* Exercise input *
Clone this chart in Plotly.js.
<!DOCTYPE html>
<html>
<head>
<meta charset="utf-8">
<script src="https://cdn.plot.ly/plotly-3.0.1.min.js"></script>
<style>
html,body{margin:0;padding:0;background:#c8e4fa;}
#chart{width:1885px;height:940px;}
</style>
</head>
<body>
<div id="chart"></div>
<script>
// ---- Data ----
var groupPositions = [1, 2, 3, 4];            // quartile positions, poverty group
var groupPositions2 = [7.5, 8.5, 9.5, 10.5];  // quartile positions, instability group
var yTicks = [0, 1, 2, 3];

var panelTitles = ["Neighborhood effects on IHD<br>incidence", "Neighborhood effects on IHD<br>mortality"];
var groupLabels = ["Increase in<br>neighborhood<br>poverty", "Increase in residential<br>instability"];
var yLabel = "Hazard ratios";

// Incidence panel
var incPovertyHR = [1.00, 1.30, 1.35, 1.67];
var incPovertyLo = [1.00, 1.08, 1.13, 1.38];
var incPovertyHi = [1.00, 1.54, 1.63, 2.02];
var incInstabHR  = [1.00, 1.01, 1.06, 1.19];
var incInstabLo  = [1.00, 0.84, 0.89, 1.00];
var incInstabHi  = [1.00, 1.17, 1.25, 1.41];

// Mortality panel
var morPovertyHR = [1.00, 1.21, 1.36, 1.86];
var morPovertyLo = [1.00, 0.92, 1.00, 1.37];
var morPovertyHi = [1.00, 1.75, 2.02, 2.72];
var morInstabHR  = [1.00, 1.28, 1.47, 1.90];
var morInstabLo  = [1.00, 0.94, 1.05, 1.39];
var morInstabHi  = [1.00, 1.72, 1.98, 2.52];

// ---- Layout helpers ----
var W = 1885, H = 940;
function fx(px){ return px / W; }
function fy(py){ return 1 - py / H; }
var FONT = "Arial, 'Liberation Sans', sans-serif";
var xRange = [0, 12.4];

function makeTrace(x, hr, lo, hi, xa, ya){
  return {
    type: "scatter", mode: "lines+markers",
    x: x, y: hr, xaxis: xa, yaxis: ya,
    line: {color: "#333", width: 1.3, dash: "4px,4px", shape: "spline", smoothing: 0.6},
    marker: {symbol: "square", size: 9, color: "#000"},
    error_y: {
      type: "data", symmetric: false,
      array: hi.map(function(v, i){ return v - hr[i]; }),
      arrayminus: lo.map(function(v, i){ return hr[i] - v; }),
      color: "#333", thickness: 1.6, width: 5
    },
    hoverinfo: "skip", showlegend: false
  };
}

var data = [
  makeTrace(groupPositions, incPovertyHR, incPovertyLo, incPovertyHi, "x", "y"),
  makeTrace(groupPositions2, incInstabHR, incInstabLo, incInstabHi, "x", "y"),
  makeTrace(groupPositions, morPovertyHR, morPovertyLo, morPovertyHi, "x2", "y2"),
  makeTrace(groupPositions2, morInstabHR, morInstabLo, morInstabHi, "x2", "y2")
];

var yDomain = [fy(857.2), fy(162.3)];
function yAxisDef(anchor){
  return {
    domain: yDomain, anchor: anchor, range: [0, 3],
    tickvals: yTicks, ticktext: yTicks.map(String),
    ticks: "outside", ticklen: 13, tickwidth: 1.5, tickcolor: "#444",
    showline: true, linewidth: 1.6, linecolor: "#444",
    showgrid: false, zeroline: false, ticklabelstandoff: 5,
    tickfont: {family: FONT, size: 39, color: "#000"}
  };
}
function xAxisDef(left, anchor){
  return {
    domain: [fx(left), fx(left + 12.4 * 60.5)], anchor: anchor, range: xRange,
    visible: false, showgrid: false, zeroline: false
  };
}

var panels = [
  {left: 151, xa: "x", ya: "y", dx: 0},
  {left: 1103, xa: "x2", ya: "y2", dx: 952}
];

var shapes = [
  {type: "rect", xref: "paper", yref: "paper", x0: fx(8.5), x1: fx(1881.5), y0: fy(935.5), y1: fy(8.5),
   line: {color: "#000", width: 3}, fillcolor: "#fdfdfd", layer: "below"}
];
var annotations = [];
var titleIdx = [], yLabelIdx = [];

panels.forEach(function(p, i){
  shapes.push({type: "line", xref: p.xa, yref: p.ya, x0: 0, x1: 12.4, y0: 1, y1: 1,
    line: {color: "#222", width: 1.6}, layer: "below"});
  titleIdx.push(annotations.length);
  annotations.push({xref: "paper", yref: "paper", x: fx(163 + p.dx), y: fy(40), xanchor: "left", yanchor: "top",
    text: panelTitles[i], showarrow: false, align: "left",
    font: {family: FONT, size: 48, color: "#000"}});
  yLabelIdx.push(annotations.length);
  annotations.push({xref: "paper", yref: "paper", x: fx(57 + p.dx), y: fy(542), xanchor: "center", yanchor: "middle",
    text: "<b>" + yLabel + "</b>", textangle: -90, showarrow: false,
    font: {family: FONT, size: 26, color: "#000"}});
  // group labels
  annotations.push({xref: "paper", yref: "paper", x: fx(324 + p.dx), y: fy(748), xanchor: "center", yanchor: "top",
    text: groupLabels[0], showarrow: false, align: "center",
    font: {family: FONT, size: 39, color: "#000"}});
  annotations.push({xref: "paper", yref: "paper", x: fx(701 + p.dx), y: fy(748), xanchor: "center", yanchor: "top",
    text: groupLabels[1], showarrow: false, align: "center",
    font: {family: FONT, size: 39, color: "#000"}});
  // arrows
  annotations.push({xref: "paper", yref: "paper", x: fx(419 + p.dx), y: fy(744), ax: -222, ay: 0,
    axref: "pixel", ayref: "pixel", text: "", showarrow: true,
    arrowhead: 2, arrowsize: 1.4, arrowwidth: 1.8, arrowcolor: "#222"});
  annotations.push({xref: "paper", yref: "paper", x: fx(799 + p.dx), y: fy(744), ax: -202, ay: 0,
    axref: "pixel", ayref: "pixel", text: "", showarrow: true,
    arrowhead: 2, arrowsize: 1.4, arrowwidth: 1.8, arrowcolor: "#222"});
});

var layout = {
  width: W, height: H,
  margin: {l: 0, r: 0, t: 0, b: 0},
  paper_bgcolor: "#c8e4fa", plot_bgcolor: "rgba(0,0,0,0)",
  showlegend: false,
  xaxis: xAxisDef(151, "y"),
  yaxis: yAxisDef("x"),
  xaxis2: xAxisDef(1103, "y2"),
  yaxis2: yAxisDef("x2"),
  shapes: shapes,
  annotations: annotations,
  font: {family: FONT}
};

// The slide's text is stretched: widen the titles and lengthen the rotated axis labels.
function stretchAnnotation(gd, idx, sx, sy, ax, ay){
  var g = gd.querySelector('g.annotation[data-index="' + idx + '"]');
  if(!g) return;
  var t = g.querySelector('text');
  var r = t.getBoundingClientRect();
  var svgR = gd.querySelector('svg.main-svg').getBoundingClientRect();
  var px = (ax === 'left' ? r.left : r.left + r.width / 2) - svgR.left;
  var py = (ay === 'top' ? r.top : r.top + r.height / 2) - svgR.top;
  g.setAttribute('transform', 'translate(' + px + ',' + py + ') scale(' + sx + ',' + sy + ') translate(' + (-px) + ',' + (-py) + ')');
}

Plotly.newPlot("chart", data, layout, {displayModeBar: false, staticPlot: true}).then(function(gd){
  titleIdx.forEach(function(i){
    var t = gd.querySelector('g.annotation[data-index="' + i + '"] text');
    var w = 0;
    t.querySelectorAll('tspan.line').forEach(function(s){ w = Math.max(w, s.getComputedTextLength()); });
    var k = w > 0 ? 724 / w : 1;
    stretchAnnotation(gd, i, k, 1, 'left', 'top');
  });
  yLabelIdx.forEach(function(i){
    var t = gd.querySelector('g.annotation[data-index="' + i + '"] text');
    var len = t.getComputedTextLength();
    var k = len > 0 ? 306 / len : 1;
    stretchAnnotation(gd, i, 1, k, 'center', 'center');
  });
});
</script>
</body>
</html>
--
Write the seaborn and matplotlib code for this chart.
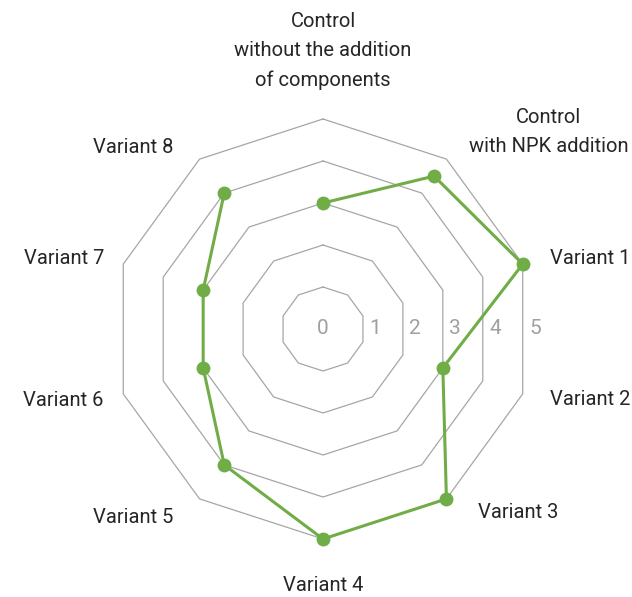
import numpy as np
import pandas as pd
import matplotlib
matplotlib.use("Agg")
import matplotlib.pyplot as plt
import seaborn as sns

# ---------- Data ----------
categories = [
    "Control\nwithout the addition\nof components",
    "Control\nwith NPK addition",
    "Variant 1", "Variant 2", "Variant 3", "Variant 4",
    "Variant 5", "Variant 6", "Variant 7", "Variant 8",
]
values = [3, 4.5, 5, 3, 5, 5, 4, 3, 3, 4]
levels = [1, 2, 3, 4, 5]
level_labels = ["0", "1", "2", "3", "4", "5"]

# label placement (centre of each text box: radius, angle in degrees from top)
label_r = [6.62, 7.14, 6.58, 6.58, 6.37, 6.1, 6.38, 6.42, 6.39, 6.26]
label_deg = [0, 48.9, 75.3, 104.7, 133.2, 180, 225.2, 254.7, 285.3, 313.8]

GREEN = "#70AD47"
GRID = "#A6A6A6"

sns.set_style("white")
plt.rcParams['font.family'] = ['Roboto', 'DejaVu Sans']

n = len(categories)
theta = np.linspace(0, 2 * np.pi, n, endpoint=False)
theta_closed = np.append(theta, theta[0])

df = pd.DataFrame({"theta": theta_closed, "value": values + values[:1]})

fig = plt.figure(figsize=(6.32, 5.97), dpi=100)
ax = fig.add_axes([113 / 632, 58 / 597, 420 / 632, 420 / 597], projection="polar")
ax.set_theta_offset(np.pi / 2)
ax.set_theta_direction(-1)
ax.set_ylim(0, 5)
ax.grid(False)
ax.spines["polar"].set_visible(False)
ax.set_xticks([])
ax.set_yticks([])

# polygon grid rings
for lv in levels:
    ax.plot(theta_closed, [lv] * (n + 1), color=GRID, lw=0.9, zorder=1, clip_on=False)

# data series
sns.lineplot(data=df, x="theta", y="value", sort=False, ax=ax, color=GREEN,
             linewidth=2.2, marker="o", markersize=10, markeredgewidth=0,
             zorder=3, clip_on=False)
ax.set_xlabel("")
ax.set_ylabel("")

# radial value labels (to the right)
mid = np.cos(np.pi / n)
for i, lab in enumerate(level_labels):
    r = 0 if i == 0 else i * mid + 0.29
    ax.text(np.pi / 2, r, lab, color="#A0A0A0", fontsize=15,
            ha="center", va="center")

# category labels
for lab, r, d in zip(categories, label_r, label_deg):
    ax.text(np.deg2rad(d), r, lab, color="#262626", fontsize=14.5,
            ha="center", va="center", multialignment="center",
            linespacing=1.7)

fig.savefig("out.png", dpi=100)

* Task to carry out *
Report how many lines of the records above contain the word "matplotlib", and give only that number.

* Answer for the task *
4